Parquet Courts has gotten to the point where we can play places like Webster Hall, Bowery Ballroom, Music Hall of Williamsburg, and we do play places like that, we do play more conventional rock shows with three to four bands. But I also never want to not be able to play the shows that I really want to play, which is something a bit more unique, where the audience will have a more special experience because it’s slightly different.
That goes back to what I was saying earlier about always respecting your point of origin that you’re tethered to. The line-up of the show is representative of a lot of different things that are happening right now. Some of the most exciting bands that I’m into right now—Flasher, Vanity, Eaters, Joey Pizza Slice are involved.
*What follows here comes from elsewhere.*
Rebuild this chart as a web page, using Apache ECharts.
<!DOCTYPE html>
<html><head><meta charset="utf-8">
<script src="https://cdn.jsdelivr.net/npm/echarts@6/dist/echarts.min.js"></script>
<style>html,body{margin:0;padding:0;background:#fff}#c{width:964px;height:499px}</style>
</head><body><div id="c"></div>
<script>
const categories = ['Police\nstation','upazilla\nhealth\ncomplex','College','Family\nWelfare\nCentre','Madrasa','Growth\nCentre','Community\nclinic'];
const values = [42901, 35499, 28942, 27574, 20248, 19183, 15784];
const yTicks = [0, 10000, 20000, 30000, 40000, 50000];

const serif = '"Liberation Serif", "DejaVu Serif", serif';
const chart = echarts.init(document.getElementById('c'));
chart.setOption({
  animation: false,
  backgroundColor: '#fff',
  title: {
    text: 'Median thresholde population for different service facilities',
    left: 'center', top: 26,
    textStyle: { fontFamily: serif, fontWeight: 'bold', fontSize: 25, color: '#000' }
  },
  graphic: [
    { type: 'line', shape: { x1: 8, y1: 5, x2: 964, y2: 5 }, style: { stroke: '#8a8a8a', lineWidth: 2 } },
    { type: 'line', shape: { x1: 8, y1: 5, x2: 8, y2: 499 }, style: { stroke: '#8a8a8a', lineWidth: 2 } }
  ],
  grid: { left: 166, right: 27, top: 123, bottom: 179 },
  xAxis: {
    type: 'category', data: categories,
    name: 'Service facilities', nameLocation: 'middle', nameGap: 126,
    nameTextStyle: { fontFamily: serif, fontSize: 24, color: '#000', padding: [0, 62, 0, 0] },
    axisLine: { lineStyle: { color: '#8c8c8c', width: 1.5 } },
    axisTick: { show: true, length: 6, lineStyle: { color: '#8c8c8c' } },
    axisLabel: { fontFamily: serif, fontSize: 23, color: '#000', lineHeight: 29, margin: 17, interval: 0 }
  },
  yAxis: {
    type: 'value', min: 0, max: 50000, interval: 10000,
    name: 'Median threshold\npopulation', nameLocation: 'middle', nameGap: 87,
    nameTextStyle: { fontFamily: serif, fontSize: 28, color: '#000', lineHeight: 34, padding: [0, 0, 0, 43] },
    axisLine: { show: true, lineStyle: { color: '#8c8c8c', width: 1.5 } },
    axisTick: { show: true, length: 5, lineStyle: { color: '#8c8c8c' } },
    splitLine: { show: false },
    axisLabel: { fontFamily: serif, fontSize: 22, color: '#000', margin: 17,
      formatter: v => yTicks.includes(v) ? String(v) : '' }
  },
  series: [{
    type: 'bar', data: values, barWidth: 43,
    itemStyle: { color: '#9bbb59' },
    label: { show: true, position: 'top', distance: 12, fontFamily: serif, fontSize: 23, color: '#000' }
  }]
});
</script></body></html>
And rock ’n’ roll being a tradition, there’s a nod to history, but also older, established performers like Lee Renaldo and X_______X, who personally come from what I think is one of the most interesting times in rock music, the proto-punk scene.
[youtube https://www.youtube.com/watch?v=hv0bBjMc6FY]
Lee played this event at Other Music where he hung his guitar from the ceiling and was just knocking it around, showing how tones can travel in a space. It was kind of a bizarre masterclass.
Yeah, he’s doing the suspended guitar thing at Knockdown as well. But it’s going to be a special night. It’s going to be a moment that kind of emphasizes the current state of Parquet Courts and the world around us. It’s a night with friends, essentially.
How can artists who feel the same way that you do about these special, site-specific places that are meaningful to their creative evolution protect these spaces? When Market Hotel closes because of a manipulative police technicality, is there any agency that the community could take in New York to keep the turnover of these places down?
I think part of the nature of D.I.Y. spaces is that they don’t last forever. Well, nothing good does. But a space is a building, and it’s the spirit occupying that building that creates the D.I.Y. As long as the spirit is there, the building or the space that it inhabits doesn’t really matter.
Just one example would be right as Death by Audio was on its last legs, Palisades came in and started doing a lot of the great, more interesting D.I.Y. shows. It has since passed on, and Market Hotel opened up. The state of Market Hotel is debatable, but there’s still Silent Barn. Just because I’ve seen it happen over the last 15 years that I’ve been going to these kind of spaces, I have faith that the spirit will find a new home, always. As long as there are young kids that are willing to get involved, and people are around with the passion to make an alternative space, they’ll keep coming.
We need more thinking in rock ’n’ roll, maybe electric guitars are the way to make it palatable.
That’s one way, anyway.
“Parquet Courts: Knock! Knock! Down! Down!” takes over The Knockdown Center on Saturday, December 10.